WHAT NEEDS TO BE DONE:
Check every line of the data below for the string "this", and copy the ones that hold it.

PROVIDED DATA:
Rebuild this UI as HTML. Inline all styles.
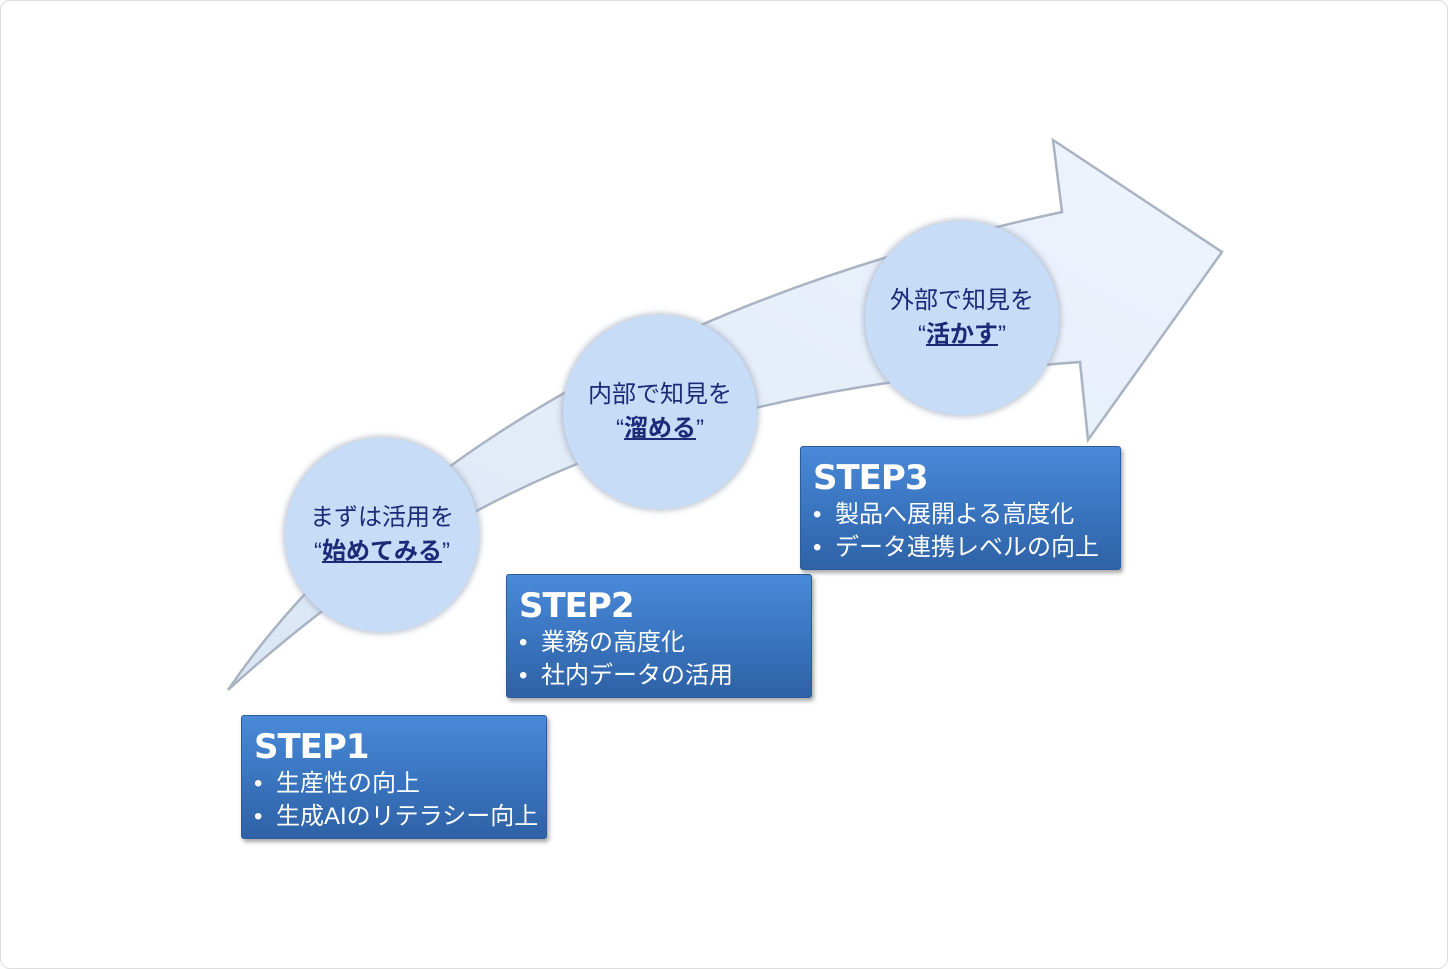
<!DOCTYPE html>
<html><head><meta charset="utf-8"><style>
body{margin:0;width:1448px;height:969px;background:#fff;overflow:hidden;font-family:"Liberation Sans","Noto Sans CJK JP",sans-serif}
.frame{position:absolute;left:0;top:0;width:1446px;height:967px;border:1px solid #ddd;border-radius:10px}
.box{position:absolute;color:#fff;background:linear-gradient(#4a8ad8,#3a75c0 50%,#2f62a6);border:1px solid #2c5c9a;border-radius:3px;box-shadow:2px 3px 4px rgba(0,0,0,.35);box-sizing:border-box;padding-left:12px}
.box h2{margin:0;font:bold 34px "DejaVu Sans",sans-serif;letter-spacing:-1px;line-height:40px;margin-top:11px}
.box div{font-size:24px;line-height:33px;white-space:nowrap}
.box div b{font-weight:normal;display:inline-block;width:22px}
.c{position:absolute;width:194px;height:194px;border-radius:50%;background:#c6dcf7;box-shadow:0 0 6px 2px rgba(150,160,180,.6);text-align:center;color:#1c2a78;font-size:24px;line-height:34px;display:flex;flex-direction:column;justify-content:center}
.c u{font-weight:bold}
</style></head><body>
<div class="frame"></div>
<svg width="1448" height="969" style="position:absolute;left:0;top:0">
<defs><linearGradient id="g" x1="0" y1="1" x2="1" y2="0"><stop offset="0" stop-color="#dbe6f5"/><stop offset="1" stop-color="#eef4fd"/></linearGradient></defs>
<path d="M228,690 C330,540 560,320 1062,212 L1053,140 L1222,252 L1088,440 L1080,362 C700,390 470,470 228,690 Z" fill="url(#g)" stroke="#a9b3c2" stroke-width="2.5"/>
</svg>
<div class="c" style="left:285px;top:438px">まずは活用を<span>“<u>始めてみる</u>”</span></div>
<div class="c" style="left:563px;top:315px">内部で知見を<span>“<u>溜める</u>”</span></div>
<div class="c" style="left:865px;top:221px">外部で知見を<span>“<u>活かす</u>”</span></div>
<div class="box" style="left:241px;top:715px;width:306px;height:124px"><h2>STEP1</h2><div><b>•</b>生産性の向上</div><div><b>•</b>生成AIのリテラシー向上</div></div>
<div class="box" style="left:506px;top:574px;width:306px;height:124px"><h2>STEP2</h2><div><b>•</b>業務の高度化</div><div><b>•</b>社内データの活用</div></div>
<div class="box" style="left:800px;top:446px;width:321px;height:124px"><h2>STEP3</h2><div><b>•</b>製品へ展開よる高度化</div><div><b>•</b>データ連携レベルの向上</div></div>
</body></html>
* * *
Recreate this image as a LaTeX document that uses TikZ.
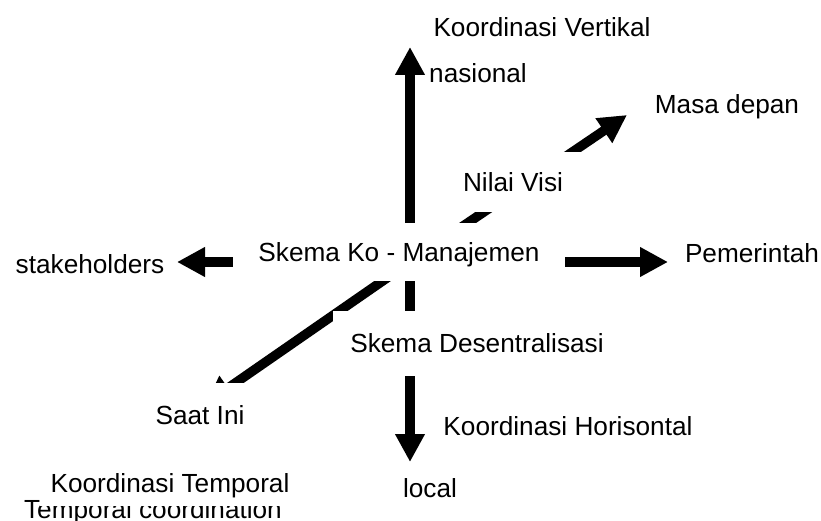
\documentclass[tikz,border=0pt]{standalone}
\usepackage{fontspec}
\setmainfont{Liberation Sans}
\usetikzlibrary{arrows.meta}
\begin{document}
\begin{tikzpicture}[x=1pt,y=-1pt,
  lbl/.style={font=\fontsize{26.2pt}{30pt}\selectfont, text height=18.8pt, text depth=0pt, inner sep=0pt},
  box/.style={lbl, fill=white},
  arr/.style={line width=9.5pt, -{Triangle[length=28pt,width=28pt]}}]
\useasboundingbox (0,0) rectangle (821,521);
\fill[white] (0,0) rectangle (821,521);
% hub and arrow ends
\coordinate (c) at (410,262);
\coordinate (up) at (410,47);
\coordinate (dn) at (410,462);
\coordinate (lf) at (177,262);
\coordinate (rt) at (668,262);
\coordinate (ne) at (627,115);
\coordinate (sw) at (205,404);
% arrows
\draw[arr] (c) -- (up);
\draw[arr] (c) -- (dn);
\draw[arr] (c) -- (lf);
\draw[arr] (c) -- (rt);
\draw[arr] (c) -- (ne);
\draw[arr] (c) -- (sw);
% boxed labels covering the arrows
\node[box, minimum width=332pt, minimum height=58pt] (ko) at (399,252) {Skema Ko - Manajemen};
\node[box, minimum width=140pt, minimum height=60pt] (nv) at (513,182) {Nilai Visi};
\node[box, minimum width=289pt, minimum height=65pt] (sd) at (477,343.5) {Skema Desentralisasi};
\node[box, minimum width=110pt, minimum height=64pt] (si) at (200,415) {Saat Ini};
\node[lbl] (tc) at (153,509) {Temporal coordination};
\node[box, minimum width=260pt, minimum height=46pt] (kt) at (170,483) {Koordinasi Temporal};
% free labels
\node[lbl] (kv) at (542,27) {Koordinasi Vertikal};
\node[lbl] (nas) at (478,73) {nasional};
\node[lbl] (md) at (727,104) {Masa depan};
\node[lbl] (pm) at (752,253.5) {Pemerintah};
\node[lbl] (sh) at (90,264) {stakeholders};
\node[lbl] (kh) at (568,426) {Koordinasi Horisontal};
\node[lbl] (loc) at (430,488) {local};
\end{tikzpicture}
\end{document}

TASK OUTPUT:
Rebuild this UI as HTML. Inline all styles.
Recreate this image as a LaTeX document that uses TikZ.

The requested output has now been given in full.